Dans un article en forme de note d’intention, Antoine Tamestit avait prévenu ses spectateurs. Quand l’altiste entre d’un pas hésitant sur la scène de la Philharmonie, alors que l’Orchestre de Paris a déjà attaqué les premières notes de Harold en Italie, on est tout de même frappé par la théâtralité qu’il propose. Tantôt rêveur, tantôt virevoltant, toujours rayonnant, Tamestit va incarner un Harold plus vrai que nature tout au long des quatre mouvements de l’œuvre de Berlioz. Il ne se contente pas d’interpréter sa partition avec une indéniable virtuosité instrumentale ; il ajoute à cela une vraie mise en scène : du duo intime avec la harpiste au quatuor final en haut des gradins derrière l’orchestre, l’altiste transforme cette symphonie (dé)concertante en parcours initiatique des plus cohérents.
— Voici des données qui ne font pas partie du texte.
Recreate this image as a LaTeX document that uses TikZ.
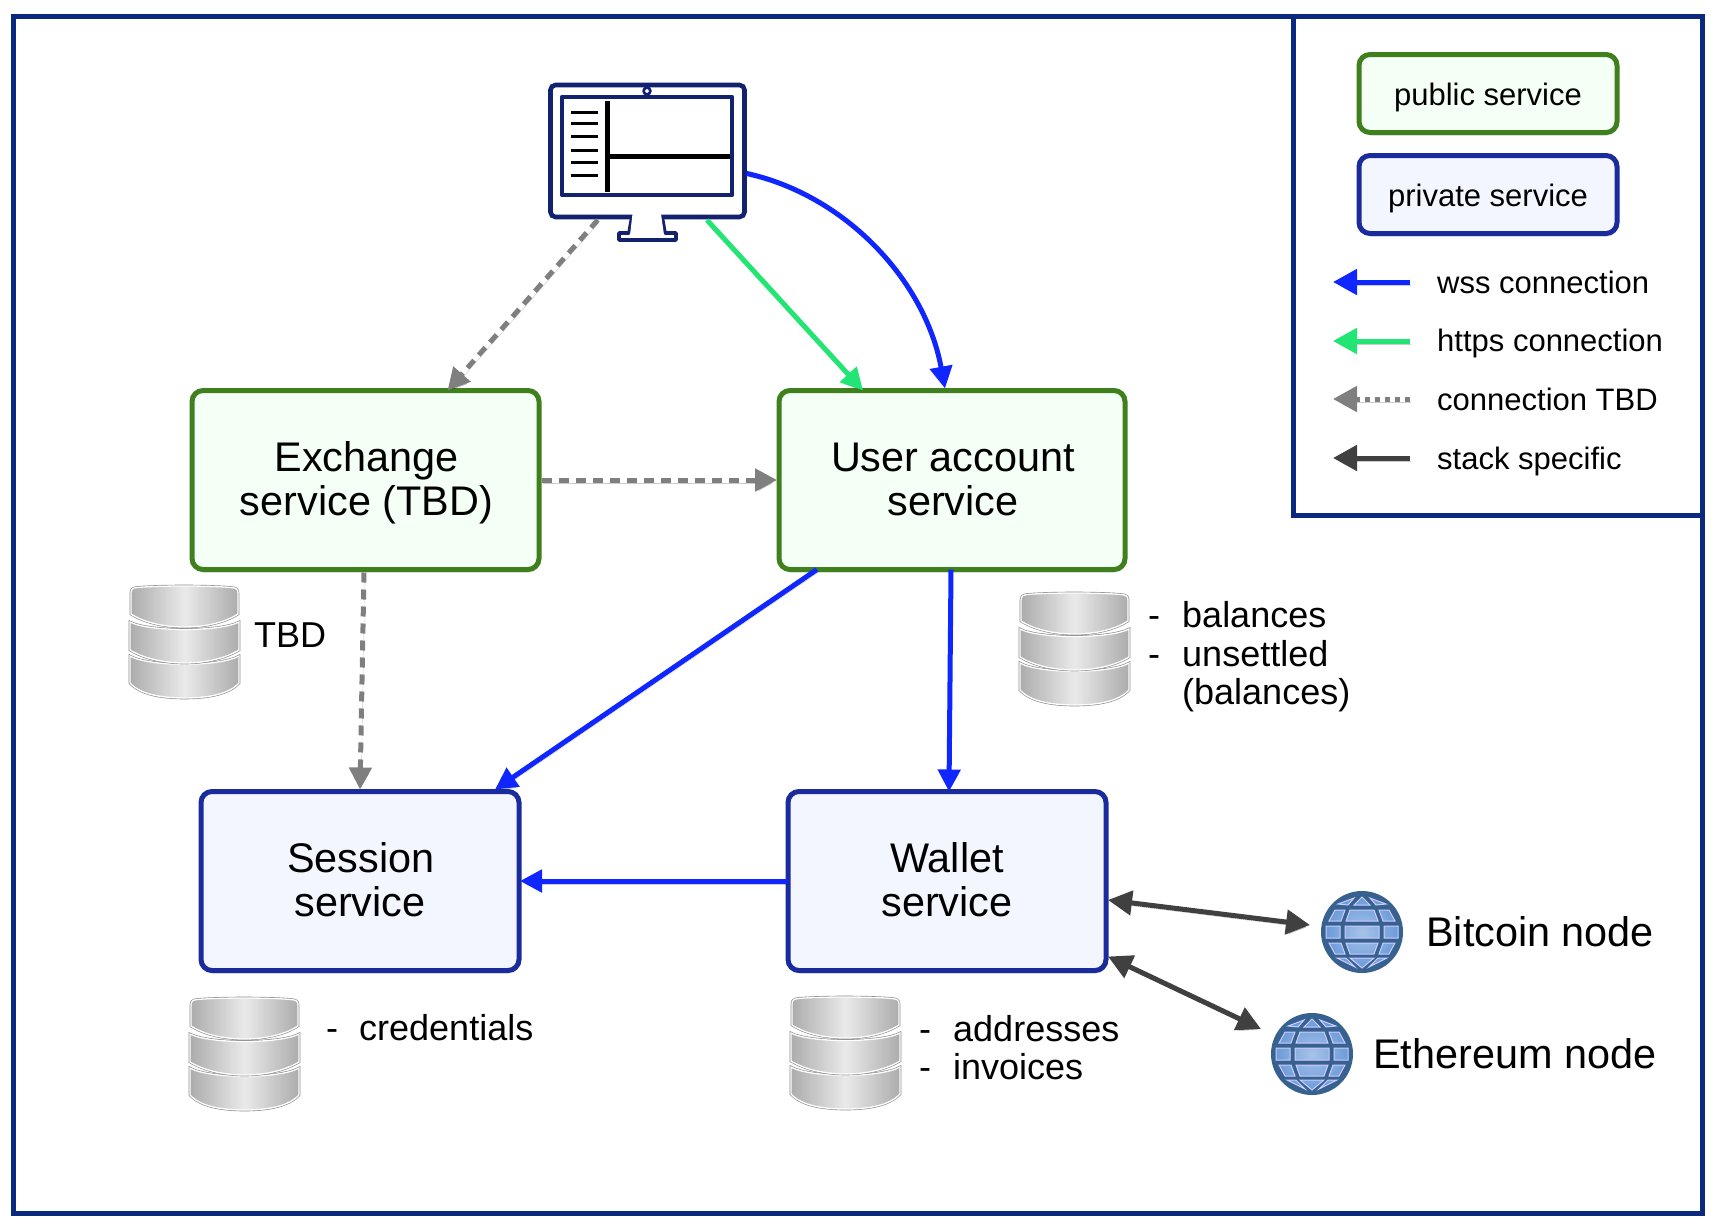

Si l’artiste prend des libertés avec les indications de Berlioz, on peut penser que celui-ci n’aurait pas désapprouvé de telles initiatives. Harold est une œuvre narrative avant tout, depuis ses rêveries de promeneur solitaire (mouvement I) à l’attaque des brigands (finale), en passant par une procession religieuse (II). Berlioz caractérise et spatialise les instruments pour favoriser l’imagination des auditeurs. Ce soir, l’interprétation prend en compte cette dimension spectaculaire : menés par un excellent hautbois solo, les bois acceptent de se travestir en flûtiaux nasillards entre deux sérénades (III). Un peu plus tôt, le maestro Daniel Harding a brossé un beau crescendo de cordes simulant l’avancée des pèlerins (II). Les propositions d’Antoine Tamestit restent cependant les plus marquantes : jouant tout sourire le thème joyeux du premier mouvement, rejoignant le cor pour commenter la procession des violons en contrebas, sursautant à l’interruption brutale de l’orchestre, l’altiste donne un relief rarement perçu dans cette partition. Son jeu strictement instrumental n’en souffre pas un seul instant : son timbre multiforme passe rapidement d’un registre grave solidement ancré à des mélodies aériennes ; son vibrato varié donne à ses répliques des accents mélancoliques ou un formidable panache.
On regrette en revanche que le héros berliozien n’ait pas été mieux secondé. Après une introduction plombée par un tempo d’une lenteur étonnante, l’Orchestre de Paris ne décolle que trop rarement. La pâte compacte de l’ensemble permet certes d’unifier le décor mais les détails se perdent dans la masse : hétérogènes, les traits de violons manquent de définition et les vents connaissent des décalages fréquents avec l’alto principal. Débarrassé du soliste, l’orchestre retrouve de sa superbe dans le finale : magnifiquement amenée, la conclusion explosive compense les approximations entendues plus tôt.